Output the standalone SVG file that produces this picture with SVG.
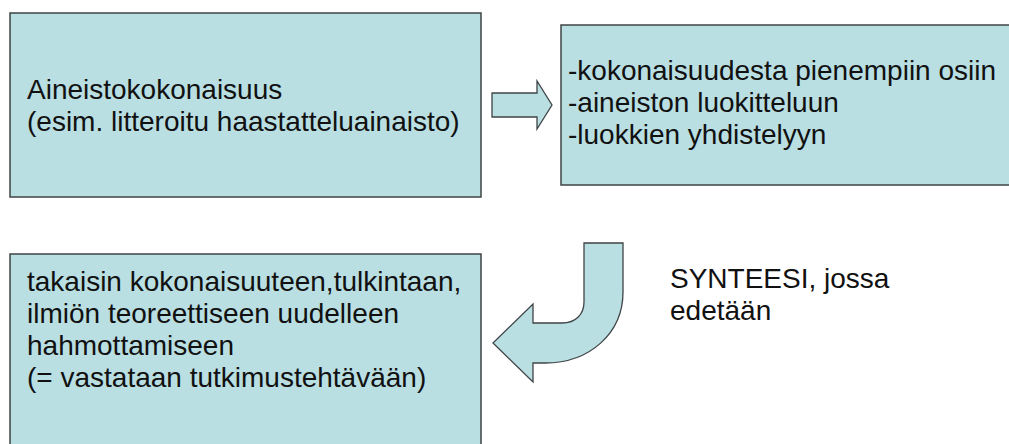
<svg xmlns="http://www.w3.org/2000/svg" width="1009" height="444" viewBox="0 0 1009 444">
<style>
.box{fill:#B9DFE3;stroke:#3F4446;stroke-width:1.5}
.arrow{fill:#B9DFE3;stroke:#3F4446;stroke-width:1.3;stroke-linejoin:miter}
.t{font-family:"Liberation Sans",Arial,sans-serif;font-size:28px;fill:#111}
</style>
<rect width="1009" height="444" fill="#fff"/>
<g id="node-aineisto">
<rect class="box" x="10" y="13" width="471" height="184"/>
<text class="t" x="27" y="99">Aineistokokonaisuus</text>
<text class="t" x="27" y="131">(esim. litteroitu haastatteluainaisto)</text>
</g>
<g id="node-osiin">
<rect class="box" x="561" y="25" width="460" height="160"/>
<text class="t" x="568" y="80">-kokonaisuudesta pienempiin osiin</text>
<text class="t" x="568" y="112">-aineiston luokitteluun</text>
<text class="t" x="568" y="144">-luokkien yhdistelyyn</text>
</g>
<g id="node-takaisin">
<rect class="box" x="10" y="254" width="471" height="200"/>
<text class="t" x="27" y="291">takaisin kokonaisuuteen,tulkintaan,</text>
<text class="t" x="27" y="323">ilmiön teoreettiseen uudelleen</text>
<text class="t" x="27" y="355">hahmottamiseen</text>
<text class="t" x="27" y="387">(= vastataan tutkimustehtävään)</text>
</g>
<g id="connectors">
<path class="arrow" d="M492,93 L537,93 L537,81 L552,105 L537,129 L537,117 L492,117 Z"/>
<path class="arrow" d="M584,243 L623,243 L623,292 C623,333 590,363 545,363 L533,363 L533,382 L493,343 L533,304 L533,323 L562,323 C576,323 584,314 584,302 Z"/>
</g>
<g id="label-synteesi">
<text class="t" x="670" y="288">SYNTEESI, jossa</text>
<text class="t" x="670" y="320">edetään</text>
</g>
</svg>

-*-*-

Written request: Skip every picture and transcribe the data above exactly.

Response for this exercise:
Output the standalone SVG file that produces this picture with SVG.
<svg xmlns="http://www.w3.org/2000/svg" width="1009" height="444" viewBox="0 0 1009 444">
<style>
.box{fill:#B9DFE3;stroke:#3F4446;stroke-width:1.5}
.arrow{fill:#B9DFE3;stroke:#3F4446;stroke-width:1.3;stroke-linejoin:miter}
.t{font-family:"Liberation Sans",Arial,sans-serif;font-size:28px;fill:#111}
</style>
<rect width="1009" height="444" fill="#fff"/>
<g id="node-aineisto">
<rect class="box" x="10" y="13" width="471" height="184"/>
<text class="t" x="27" y="99">Aineistokokonaisuus</text>
<text class="t" x="27" y="131">(esim. litteroitu haastatteluainaisto)</text>
</g>
<g id="node-osiin">
<rect class="box" x="561" y="25" width="460" height="160"/>
<text class="t" x="568" y="80">-kokonaisuudesta pienempiin osiin</text>
<text class="t" x="568" y="112">-aineiston luokitteluun</text>
<text class="t" x="568" y="144">-luokkien yhdistelyyn</text>
</g>
<g id="node-takaisin">
<rect class="box" x="10" y="254" width="471" height="200"/>
<text class="t" x="27" y="291">takaisin kokonaisuuteen,tulkintaan,</text>
<text class="t" x="27" y="323">ilmiön teoreettiseen uudelleen</text>
<text class="t" x="27" y="355">hahmottamiseen</text>
<text class="t" x="27" y="387">(= vastataan tutkimustehtävään)</text>
</g>
<g id="connectors">
<path class="arrow" d="M492,93 L537,93 L537,81 L552,105 L537,129 L537,117 L492,117 Z"/>
<path class="arrow" d="M584,243 L623,243 L623,292 C623,333 590,363 545,363 L533,363 L533,382 L493,343 L533,304 L533,323 L562,323 C576,323 584,314 584,302 Z"/>
</g>
<g id="label-synteesi">
<text class="t" x="670" y="288">SYNTEESI, jossa</text>
<text class="t" x="670" y="320">edetään</text>
</g>
</svg>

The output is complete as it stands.